Do I or Don’t I? That is a loaded question when it comes to Credit!

As Loan Officers, we are frequently asked by our clients, “What can I do to improve my credit score?”. There are many Do’s and Don’t of Credit, which will not just to raise your score, but just as importantly, it will help you to make sure you don’t lower your credit score! I have a passion for helping my clients improve their financial situation before, during and after the loan process. I hope that this information will help;

Do:

  • Stay Current on Existing Accounts – One 30 day late can cost you!
  • Continue to Use your Credit as Normal – If it appears you are changing your credit pattern, it will raise a red flag and your score could go down.
  • Call your Loan Officer before life changing events to discuss – Call before making any address or credit changes that may affect your score or balances. This is especially important now because we must run credit just before the close of escrow to ensure that no new credit has been obtained: and that balances on existing credit haven’t increased.
  • Disclose all debts and payments. Make your Loan Officer Aware of any debts that may not appear on your credit report.

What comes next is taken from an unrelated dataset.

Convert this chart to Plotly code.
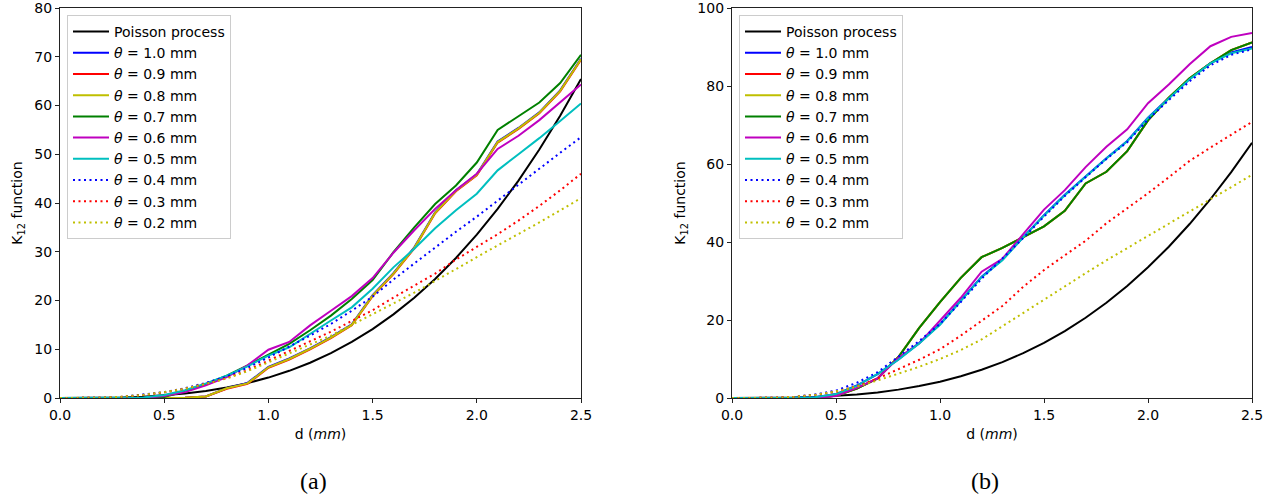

We must account for all liabilities for which you are responsible. If you are purchasing multiple properties at the same time, even if they haven’t closed yet, or have just closed, those must be disclosed on your loan application; or they could hold up your closing or even prevent it.

Do NOT:

  • Apply for new credit. Every time you have your credit pulled by a potential creditor or lender, it can affect your credit score and we must include the new debt on your application; no matter when in the process you get it. This includes co-signing for a loan for someone else.
  • Pay off collections or “charge-offs”. If you want to pay off old accounts, do it through escrow. Be sure to request a “letter of deletion” from the creditor.
  • Close Credit Card Accounts. If you close a credit card account, it may appear that your debt ratio has gone up. Closing a card will affect other factors in the score, including credit history.
  • Max out or over-charge credit card accounts. Try to keep your credit card balances 30% or more below their limit during the loan process – less than 50% of the limit is best. If you pay down balances, do it across the board on all credit cards.
  • Consolidate your debt. When you consolidate all of your debt onto one or two credit cards, it will appear that you are “maxed out” on that card and your credit score will be penalized.